Plants can also get sick indoors. When we keep growing plants in the exact small location, the threats they face are magnified. A faulty batch of seeds or an incorrect nutrition mix might destroy an entire harvest.
Insatiable Thirst
Traditional outdoor industrial farms gather and use significant rainwater for irrigation. The vertical farm requires "boutique" water. This treated water is pumped full of nutrients, giving the plant exactly what it needs instead of what it would get from the soil. A sizeable vertical farm uses millions of gallons of water.
Someone needs to clean up and process that water to be reused. The municipality occasionally dictates recovery. As a result, the large-scale vertical farm will require a significant wastewater infrastructure. It also includes options for how it treats and reuses water. For example, a vertical farm operator may consider adopting technologies to clean its water, potentially recovering some nutrients and water.

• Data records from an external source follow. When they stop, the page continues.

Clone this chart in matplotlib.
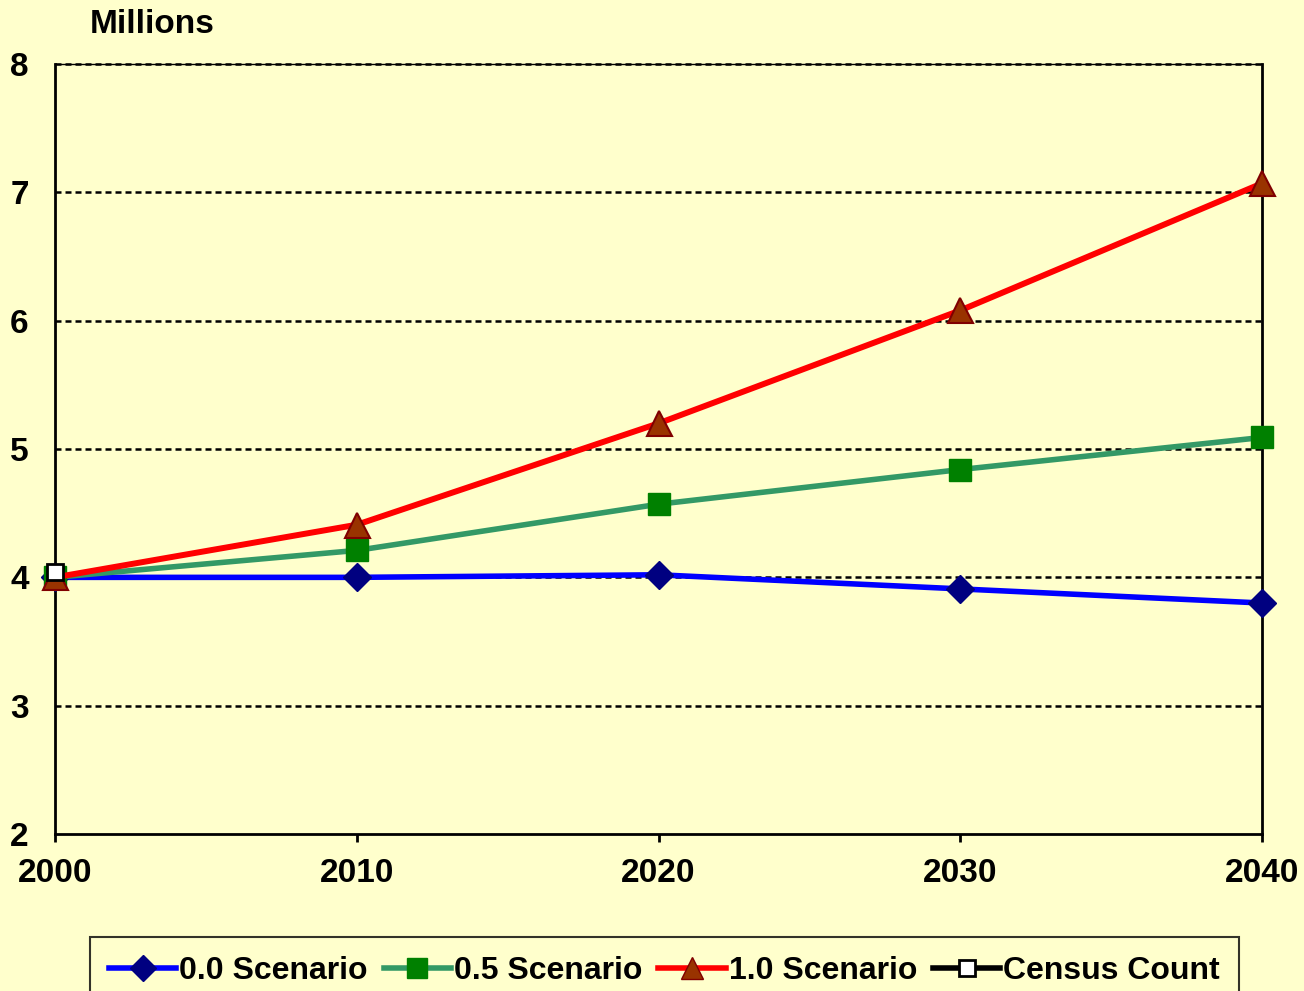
import matplotlib.pyplot as plt
from matplotlib.lines import Line2D

# projected population, millions
years = [2000, 2010, 2020, 2030, 2040]
scen_00 = [4.00, 4.00, 4.02, 3.91, 3.80]
scen_05 = [4.00, 4.21, 4.57, 4.84, 5.09]
scen_10 = [4.00, 4.41, 5.20, 6.08, 7.07]
census_years = [2000]
census = [4.04]

bg = "#FFFFCC"
plt.rcParams["font.family"] = ["Liberation Sans", "DejaVu Sans"]
plt.rcParams["font.weight"] = "bold"

fig = plt.figure(figsize=(13.04, 9.91), dpi=100, facecolor=bg)
ax = fig.add_axes([0.0422, 0.1584, 0.9256, 0.777], facecolor=bg)

# dotted gridlines
for y in [3, 4, 5, 6, 7, 8]:
    ax.axhline(y, color="black", lw=1.8, ls=(0, (2.4, 1.6)), zorder=1)

ax.plot(years, scen_00, color="#0000FF", lw=4, marker="D", ms=14,
        mfc="#000080", mec="#000080", zorder=3, label="0.0 Scenario")
ax.plot(years, scen_05, color="#339966", lw=4, marker="s", ms=16,
        mfc="#008000", mec="#008000", zorder=4, label="0.5 Scenario")
ax.plot(years, scen_10, color="#FF0000", lw=4.3, marker="^", ms=18,
        mfc="#993300", mec="#800000", mew=1.5, zorder=5, label="1.0 Scenario")
ax.plot(census_years, census, color="black", lw=4, marker="s", ms=11,
        mfc="white", mec="black", mew=2, zorder=6, label="Census Count")
for ln in ax.lines:
    ln.set_clip_on(False)

ax.set_xlim(2000, 2040)
ax.set_ylim(2, 8)
ax.set_xticks(years)
ax.set_yticks([2, 3, 4, 5, 6, 7, 8])
ax.tick_params(axis="x", direction="out", length=6, width=2, pad=11, labelsize=24)
ax.tick_params(axis="y", length=0, pad=19, labelsize=24)
for lab in ax.get_xticklabels() + ax.get_yticklabels():
    lab.set_fontweight("bold")

for s in ["left", "bottom", "right"]:
    ax.spines[s].set_linewidth(2)
ax.spines["top"].set_linewidth(1)

fig.text(0.069, 0.975, "Millions", fontsize=24, fontweight="bold", va="center", ha="left")

handles = [
    Line2D([], [], color="#0000FF", lw=4, marker="D", ms=13, mfc="#000080", mec="#000080"),
    Line2D([], [], color="#339966", lw=4, marker="s", ms=14, mfc="#008000", mec="#008000"),
    Line2D([], [], color="#FF0000", lw=4, marker="^", ms=16, mfc="#993300", mec="#800000"),
    Line2D([], [], color="black", lw=4, marker="s", ms=11, mfc="white", mec="black", mew=2),
]
labels = ["0.0 Scenario", "0.5 Scenario", "1.0 Scenario", "Census Count"]
leg = fig.legend(handles, labels, loc="upper center", bbox_to_anchor=(0.5096, 0.0545),
                 ncol=4, frameon=True, fancybox=False, facecolor=bg, edgecolor="black",
                 prop={"size": 23, "weight": "bold"}, handlelength=2.1,
                 handletextpad=0.1, columnspacing=0.5, borderpad=0.6, borderaxespad=0)
leg.get_frame().set_linewidth(1.5)

fig.savefig("out.png", dpi=100, facecolor=bg)
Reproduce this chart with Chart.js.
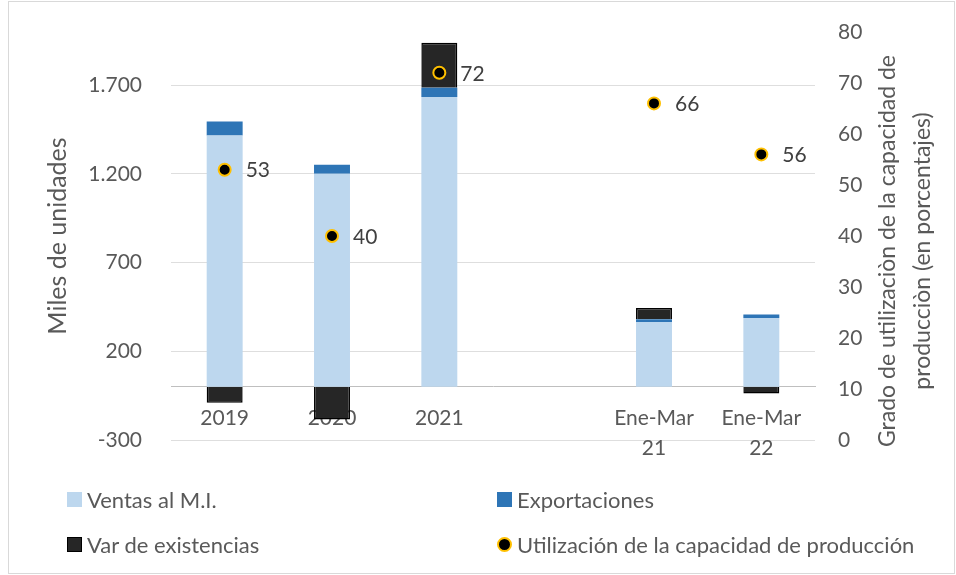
<!DOCTYPE html>
<html>
<head>
<meta charset="utf-8">
<script src="https://cdn.jsdelivr.net/npm/chart.js@4.4.1/dist/chart.umd.min.js"></script>
<style>
  html, body { margin: 0; padding: 0; background: #ffffff; }
  #wrap { position: relative; width: 956px; height: 575px; overflow: hidden; }
  #c { position: absolute; left: 0; top: 0; }
  .lg { position: absolute; font-family: Lato, "Open Sans", sans-serif; font-size: 22px; color: #595959; white-space: nowrap; line-height: 24px; }
  .lg .sw { position: absolute; left: 0; top: 4px; width: 15px; height: 15px; box-sizing: border-box; }
  .lg .tx { position: absolute; left: 20px; top: 0; }
</style>
</head>
<body>
<div id="wrap">
  <canvas id="c" width="956" height="575"></canvas>
  <div id="legend"></div>
</div>
<script>
// ---- data ----
const categories = ['2019', '2020', '2021', '', ['Ene-Mar', '21'], ['Ene-Mar', '22']];
const ventasMI = [1417, 1201, 1633, null, 365, 388];
const exportaciones = [79, 51, 53, null, 15, 19];
const varExistencias = [-90, -185, 254, null, 64, -38];
const utilizacion = [53, 40, 72, null, 66, 56];
const leftTicks = [-300, 200, 700, 1200, 1700];
const rightTicks = [0, 10, 20, 30, 40, 50, 60, 70, 80];
const seriesNames = ['Ventas al M.I.', 'Exportaciones', 'Var de existencias', 'Utilización de la capacidad de producción'];
const leftTitle = 'Miles de unidades';
const rightTitle = ['Grado de utilizaciòn de la capacidad de', 'producciòn (en porcentajes)'];

const FONT = 'Lato, "Open Sans", sans-serif';
const TXT = '#595959';

function fmtThousands(v) {
  const s = String(Math.abs(v)).replace(/\B(?=(\d{3})+(?!\d))/g, '.');
  return (v < 0 ? '-' : '') + s;
}

const frame = {
  id: 'frame',
  beforeDraw(chart) {
    const ctx = chart.ctx;
    ctx.save();
    ctx.fillStyle = '#ffffff';
    ctx.fillRect(0, 0, chart.width, chart.height);
    ctx.strokeStyle = '#d9d9d9';
    ctx.lineWidth = 1;
    ctx.strokeRect(8.5, 1.5, 946, 572);
    ctx.restore();
  }
};

const pointLabels = {
  id: 'pointLabels',
  afterDatasetsDraw(chart) {
    const ctx = chart.ctx;
    const meta = chart.getDatasetMeta(0);
    ctx.save();
    ctx.font = '21px ' + FONT;
    ctx.fillStyle = '#404040';
    ctx.textAlign = 'left';
    ctx.textBaseline = 'middle';
    meta.data.forEach((pt, i) => {
      const v = utilizacion[i];
      if (v === null || v === undefined) return;
      ctx.fillText(String(v), pt.x + 21, pt.y + 1);
    });
    ctx.restore();
  }
};

const axisTitles = {
  id: 'axisTitles',
  afterDraw(chart) {
    const ctx = chart.ctx;
    const area = chart.chartArea;
    ctx.save();
    ctx.fillStyle = TXT;
    ctx.font = '25px ' + FONT;
    ctx.textAlign = 'center';
    ctx.textBaseline = 'middle';
    ctx.translate(58, (area.top + area.bottom) / 2);
    ctx.rotate(-Math.PI / 2);
    ctx.fillText(leftTitle, 0, 0);
    ctx.restore();

    ctx.save();
    ctx.fillStyle = TXT;
    ctx.font = '23px ' + FONT;
    ctx.textAlign = 'center';
    ctx.textBaseline = 'middle';
    ctx.translate(888, 251);
    ctx.rotate(-Math.PI / 2);
    rightTitle.forEach((line, i) => ctx.fillText(line, 0, i * 35));
    ctx.restore();
  }
};

function fixVertical(width) {
  return function (scale) {
    scale.width = width;
    scale.paddingTop = 0;
    scale.paddingBottom = 0;
  };
}

const chart = new Chart(document.getElementById('c'), {
  data: {
    labels: categories,
    datasets: [
      {
        type: 'line',
        label: seriesNames[3],
        data: utilizacion,
        yAxisID: 'y1',
        showLine: false,
        pointRadius: 6,
        pointHoverRadius: 6,
        pointBorderWidth: 2,
        pointBackgroundColor: '#000000',
        pointBorderColor: '#FFC000',
        order: -1
      },
      {
        type: 'bar',
        label: seriesNames[0],
        data: ventasMI,
        yAxisID: 'y',
        backgroundColor: '#BDD7EE',
        stack: 's'
      },
      {
        type: 'bar',
        label: seriesNames[1],
        data: exportaciones,
        yAxisID: 'y',
        backgroundColor: '#2E75B6',
        stack: 's'
      },
      {
        type: 'bar',
        label: seriesNames[2],
        data: varExistencias,
        yAxisID: 'y',
        backgroundColor: '#262626',
        borderColor: '#000000',
        borderWidth: 1.5,
        stack: 's'
      }
    ]
  },
  options: {
    responsive: false,
    devicePixelRatio: 1,
    animation: false,
    events: [],
    layout: { padding: { top: 32, bottom: 135, left: 0, right: 0 } },
    datasets: {
      bar: { categoryPercentage: 1, barPercentage: 0.335 }
    },
    plugins: {
      legend: { display: false },
      tooltip: { enabled: false },
      title: { display: false }
    },
    scales: {
      x: {
        type: 'category',
        position: { y: 0 },
        stacked: true,
        offset: true,
        z: 1,
        grid: { display: true, color: 'rgba(0,0,0,0)', drawTicks: false },
        border: { display: true, color: '#bfbfbf', width: 1 },
        ticks: {
          color: TXT,
          font: { family: FONT, size: 21, lineHeight: 1.43 },
          padding: 16,
          maxRotation: 0,
          autoSkip: false
        }
      },
      y: {
        type: 'linear',
        position: 'left',
        stacked: true,
        min: -300,
        max: 2000,
        afterBuildTicks(scale) { scale.ticks = leftTicks.map(v => ({ value: v })); },
        afterFit: fixVertical(171),
        grid: { color: '#dedede', lineWidth: 1, drawTicks: false },
        border: { display: false },
        ticks: {
          color: TXT,
          font: { family: FONT, size: 21 },
          padding: 29,
          callback: (v) => fmtThousands(v)
        }
      },
      y1: {
        type: 'linear',
        position: 'right',
        min: 0,
        max: 80,
        afterBuildTicks(scale) { scale.ticks = rightTicks.map(v => ({ value: v })); },
        afterFit: fixVertical(141),
        grid: { display: false, drawTicks: false },
        border: { display: false },
        ticks: {
          color: TXT,
          font: { family: FONT, size: 21 },
          padding: 23
        }
      }
    }
  },
  plugins: [frame, pointLabels, axisTitles]
});

// ---- HTML legend (built from the chart's datasets) ----
const legendPos = [
  { ds: 1, left: 67, top: 488 },
  { ds: 2, left: 497, top: 488 },
  { ds: 3, left: 67, top: 533 },
  { ds: 0, left: 497, top: 533 }
];
const lg = document.getElementById('legend');
legendPos.forEach(p => {
  const d = chart.data.datasets[p.ds];
  const item = document.createElement('div');
  item.className = 'lg';
  item.style.left = p.left + 'px';
  item.style.top = p.top + 'px';
  const sw = document.createElement('span');
  sw.className = 'sw';
  if (d.type === 'line') {
    sw.style.background = d.pointBackgroundColor;
    sw.style.border = '2px solid ' + d.pointBorderColor;
    sw.style.borderRadius = '50%';
  } else {
    sw.style.background = d.backgroundColor;
    if (d.borderColor) sw.style.border = '1.5px solid ' + d.borderColor;
  }
  const tx = document.createElement('span');
  tx.className = 'tx';
  tx.textContent = d.label;
  item.appendChild(sw);
  item.appendChild(tx);
  lg.appendChild(item);
});
</script>
</body>
</html>
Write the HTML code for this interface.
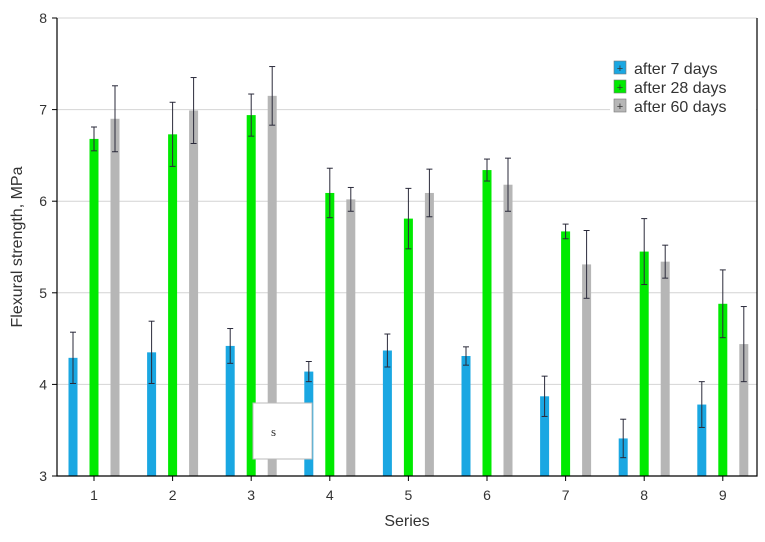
<!DOCTYPE html>
<html><head><meta charset="utf-8"><style>
body{margin:0;background:#fff;}
svg text{font-family:"Liberation Sans",Arial,sans-serif;fill:#333;}
</style></head><body>
<svg id="chart" width="765" height="537"></svg>
<script>
const categories=["1","2","3","4","5","6","7","8","9"];
const seriesNames=["after 7 days","after 28 days","after 60 days"];
const v7=[4.29,4.35,4.42,4.14,4.37,4.31,3.87,3.41,3.78];
const e7=[0.28,0.34,0.19,0.11,0.18,0.10,0.22,0.21,0.25];
const v28=[6.68,6.73,6.94,6.09,5.81,6.34,5.67,5.45,4.88];
const e28=[0.13,0.35,0.23,0.27,0.33,0.12,0.08,0.36,0.37];
const v60=[6.90,6.99,7.15,6.02,6.09,6.18,5.31,5.34,4.44];
const e60=[0.36,0.36,0.32,0.13,0.26,0.29,0.37,0.18,0.41];
const yTicks=[3,4,5,6,7,8];
const svg=document.getElementById('chart');
const NS='http://www.w3.org/2000/svg';
function el(t,a,p){const e=document.createElementNS(NS,t);for(const k in a)e.setAttribute(k,a[k]);(p||svg).appendChild(e);return e;}
const L=57,R=757,T=18,B=476;
const y=v=>B-(v-3)*(B-T)/5;
const x=i=>94+i*78.6;
// grid
yTicks.forEach(t=>{
 if(t>3){const g=el('line',{x1:L,x2:R,y1:y(t),y2:y(t),stroke:'#d4d4d4','stroke-width':1});
 
 }
 const tk=el('line',{x1:L-5,x2:L,y1:y(t),y2:y(t),stroke:'#000'});
 
 
 const tx=el('text',{x:L-10,y:y(t)+5,'text-anchor':'end','font-size':14});tx.textContent=t;
 
 
});
const colors=['#1aa7e2','#00ea00','#b6b6b6'];
const vals=[v7,v28,v60],errs=[e7,e28,e60],offs=[-21,0,21];
categories.forEach((c,i)=>{
 const tk=el('line',{x1:x(i),x2:x(i),y1:B,y2:B+5,stroke:'#000'});
 
 
 const tx=el('text',{x:x(i),y:B+24,'text-anchor':'middle','font-size':14});tx.textContent=c;
 
 
 for(let s=0;s<3;s++){
  const cx=x(i)+offs[s],v=vals[s][i],e=errs[s][i];
  const r=el('rect',{x:cx-4.5,y:y(v),width:9,height:B-y(v),fill:colors[s]});
  
  
  const g=el('g',{stroke:'#2a2a3a','stroke-width':1});
  
  
  el('line',{x1:cx,x2:cx,y1:y(v+e),y2:y(v-e)},g);
  el('line',{x1:cx-3,x2:cx+3,y1:y(v+e),y2:y(v+e)},g);
  el('line',{x1:cx-3,x2:cx+3,y1:y(v-e),y2:y(v-e)},g);
 }
});
const ax=el('path',{d:`M${L},${T} V${B} H${R} V${T}`,fill:'none',stroke:'#000','stroke-width':1.2});


const yt=el('text',{x:0,y:0,'text-anchor':'middle','font-size':16,transform:`translate(22,${(T+B)/2}) rotate(-90)`});yt.textContent='Flexural strength, MPa';


const xt=el('text',{x:(L+R)/2,y:526,'text-anchor':'middle','font-size':16});xt.textContent='Series';


// legend
const lg=el('g',{});


const lbg=el('rect',{x:610,y:55,width:146,height:66,fill:'#fff'},lg);
seriesNames.forEach((n,s)=>{
 const yy=68+s*19;
 const g=el('g',{},lg);
 
 
 el('rect',{x:614,y:yy-7,width:12,height:13,fill:colors[s],stroke:'#777','stroke-width':0.6},g);
 el('text',{x:620,y:yy+4,'text-anchor':'middle','font-size':11}, g).textContent='+';
 const t=el('text',{x:634,y:yy+6,'font-size':16},g);t.textContent=n;
});
// stray annotation box
const sb=el('rect',{x:253,y:403,width:59,height:56,fill:'#fff',stroke:'#bbb','stroke-width':1});


const st=el('text',{x:271,y:436,'font-size':13,style:'font-family:"Liberation Serif",serif'});st.textContent='s';


</script>
</body></html>
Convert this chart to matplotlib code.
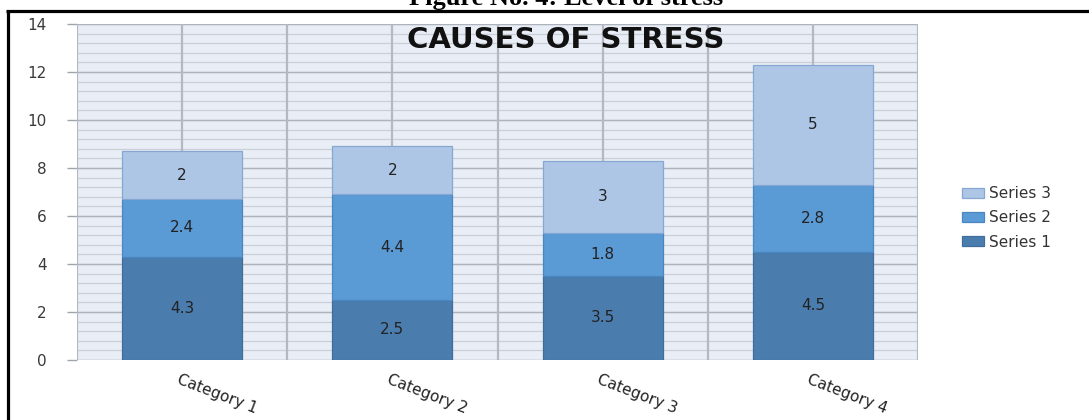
import matplotlib
matplotlib.use("Agg")
import matplotlib.pyplot as plt
from matplotlib.lines import Line2D
from matplotlib.ticker import MultipleLocator
from matplotlib.transforms import blended_transform_factory
import numpy as np

categories = ["Category 1", "Category 2", "Category 3", "Category 4"]
series_names = ["Series 1", "Series 2", "Series 3"]
series_1 = [4.3, 2.5, 3.5, 4.5]
series_2 = [2.4, 4.4, 1.8, 2.8]
series_3 = [2, 2, 3, 5]
y_ticks = [0, 2, 4, 6, 8, 10, 12, 14]

colors = ["#4A7DAE", "#5A9AD5", "#ADC6E6"]
edges = ["#3F6E9C", "#4A86BF", "#86A7D2"]

W, H = 1089, 420
fig = plt.figure(figsize=(W / 100, H / 100), dpi=100)
fig.patch.set_facecolor("white")

# plot area in pixels: x 77..918, y 24..360
ax = fig.add_axes([77 / W, 1 - 360 / H, 841 / W, 336 / H])
ax.set_facecolor("#E9EDF5")

x = np.arange(len(categories))
bar_w = 120 / 210
bottom = np.zeros(len(categories))
for vals, name, c, ec in zip([series_1, series_2, series_3], series_names, colors, edges):
    vals = np.asarray(vals, dtype=float)
    ax.bar(x, vals, bar_w, bottom=bottom, color=c, edgecolor=ec,
           linewidth=0.9, label=name, zorder=3)
    for xi, b, v in zip(x, bottom, vals):
        ax.text(xi, b + v / 2, f"{v:g}", ha="center", va="center",
                fontsize=11, color="#222222", family="DejaVu Sans", zorder=4)
    bottom += vals

ax.set_xlim(-0.5, len(categories) - 0.5)
ax.set_ylim(0, 14)
ax.set_yticks(y_ticks)
ax.yaxis.set_minor_locator(MultipleLocator(0.4))
ax.set_xticks([])

# gridlines
for yv in np.arange(0, 14.01, 0.4):
    ax.axhline(yv, color="#CACED6", lw=0.9, zorder=1)
for yv in y_ticks:
    ax.axhline(yv, color="#AEB2BA", lw=1.0, zorder=1.5)
for xv in np.arange(-0.5, len(categories), 0.5):
    ax.axvline(xv, color="#B5B8BF", lw=1.6, zorder=1.6)

for s in ["top", "right", "left", "bottom"]:
    ax.spines[s].set_visible(False)

ax.tick_params(axis="y", which="major", length=7, width=1, color="#A0A4AC",
               pad=15, labelsize=11, labelcolor="#3A3A3A")
ax.tick_params(axis="y", which="minor", length=0)
for lab in ax.get_yticklabels():
    lab.set_family("DejaVu Sans")

# rotated category labels
trans = blended_transform_factory(ax.transData, ax.transAxes)
for xi, cat in zip(x, categories):
    ax.text(xi - 0.01, -0.035, cat, transform=trans, rotation=-21,
            rotation_mode="anchor", ha="left", va="top", fontsize=11,
            color="#222222", family="DejaVu Sans")

# chart title inside the plot area
fig.text(566 / W, 1 - 40 / H, "CAUSES OF STRESS", ha="center", va="center",
         fontsize=21, fontweight="bold", color="#111111", family="DejaVu Sans")

# legend
handles, labels = ax.get_legend_handles_labels()
leg = fig.legend(handles[::-1], labels[::-1], loc="center left",
                 bbox_to_anchor=(962 / W, 1 - 218 / H), frameon=False,
                 prop={"family": "DejaVu Sans", "size": 11},
                 handlelength=1.45, handleheight=0.65, handletextpad=0.3,
                 labelspacing=0.6, borderpad=0, borderaxespad=0)
for t in leg.get_texts():
    t.set_color("#333333")

# figure caption at the very top edge
fig.text(566 / W, 1 - 5 / H, "Figure No. 4: Level of stress", ha="center",
         va="baseline", fontsize=19, fontweight="bold", color="black",
         family="Liberation Serif")

# black frame lines
fig.add_artist(Line2D([6 / W, 1], [1 - 10.5 / H, 1 - 10.5 / H], color="black",
                      lw=2.3, transform=fig.transFigure, solid_capstyle="butt"))
fig.add_artist(Line2D([8 / W, 8 / W], [0, 1 - 9.5 / H], color="black",
                      lw=2.3, transform=fig.transFigure, solid_capstyle="butt"))

fig.savefig("out.png", dpi=100)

There may be potential for the vertical farm to create efficiencies that assist the bottom line while making it a pleasant neighbor.
Repeatability for Quality
To attain the repeatability required to produce a high-quality product in this facility and consistently harvest an excellent bell pepper or purple carrot, we must process engineer the factory for reliable inputs and outputs.
Each plant requires identical nutrients, water flow, and climatic conditions. Looking closely at the growth zone, we notice several serious concerns. How can we ensure the plant nearest to the process pump or reservoir isn't stealing all the nutrients? How can we ensure that the plant at the ultimate end of your growing tray receives what it requires? We can implement large-scale vertical farming if we can develop low-cost engineering answers to these problems.